Tucker agreed on that point, calling the courthouse problem “serious stuff.”
“That does need to be addressed,” he said.
Armstead also said every dirt road in the county will be paved. However, only dirt roads already in existence will be eligible for paving.
“We also need to do something about our schools,” he said. “We’re going to give each of them some money.”
Apparently, the county also will use some of the money to pay Bryan Whitfield Memorial Hospital in Demopolis. “That’s something we’ve got to do, and we’ve needed to do,” Armstead said.
Though terms of a settlement have not been disclosed concerning the ongoing litigation between the county and hospital, it appears the county will begin funding some of the indigent care provided by BWWMH.
Finally, Armstead believes the money should be used to retire debts the county has on some of its equipment.

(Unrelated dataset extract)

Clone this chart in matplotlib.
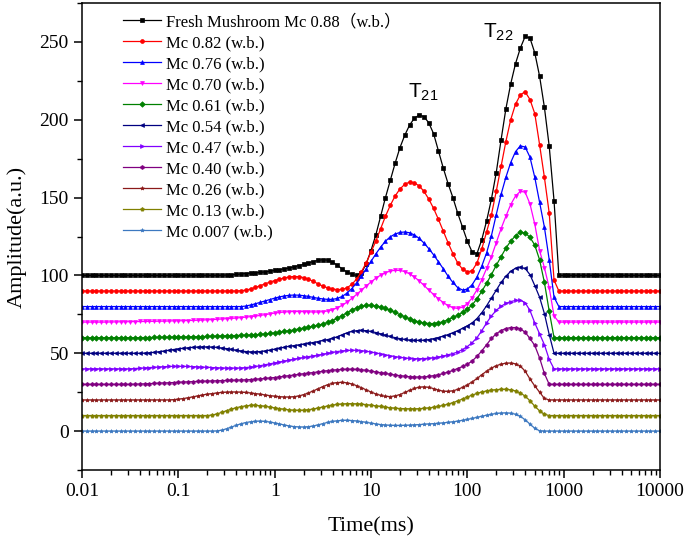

Tucker, who said he would accept defeat and continue to work with his fellow commissioners, said there’s another need that must be addressed in the county.
“We’ve got to have a full-time economic developer who focuses solely on working for Marengo County,” he said. “We need a person who will work with state agencies to help bring businesses here, and we need someone who will pursue other businesses and industries.”
How much money?
Speculation on how much money will be raised from the tax remains a mystery — at least to some.
“I want to be able to give you exact numbers, but I can’t,” Armstead said. “If we used a round number, I’d say it would be around $500,000 a year.”
Armstead said a financial group spoke to the commission recently, and they indicated revenues would be much lower.
“We don’t think what they said was right,” he said. “From past experiences, I think $500,000 is probably a good guess.”
If current sales tax revenues are any indication, then $500,000 may fall well short of how much money is actually raised.
In fact, Tucker believes the county stands to raise about $1.5 million. According to current revenues the county makes on another 1-cent sales tax, Tucker said the books indicate about $1.5 million each year from that tax.
“It fluctuates so much, but way back when this first surfaced, I researched it and looked into how much a 1-cent tax would bring in,” Tucker said.
How will projects be funded?
While questions still remain over how much money the tax will generate, neither $1.5 million nor $500,000 will fund all the projects Armstead says are needed. Instead, Armstead believes the county should take revenues from the sales tax and use it to make payments on a bond issue.
“We can’t do all of those things with the money we get in one year,” he said. “We’ll probably go ahead and get a bond issue that will fund all the projects.”
Buddy Sharpless, executive director of the Alabama County Commission Association, said that $500,000 would probably be enough to float a $20 million bond issue.
Despite all the talk, however, the reality is that commissioners have not developed a detailed plan of how the revenue from the tax will be spent. Armstead said that plan would be presented at the commission’s next regular meeting, scheduled for February.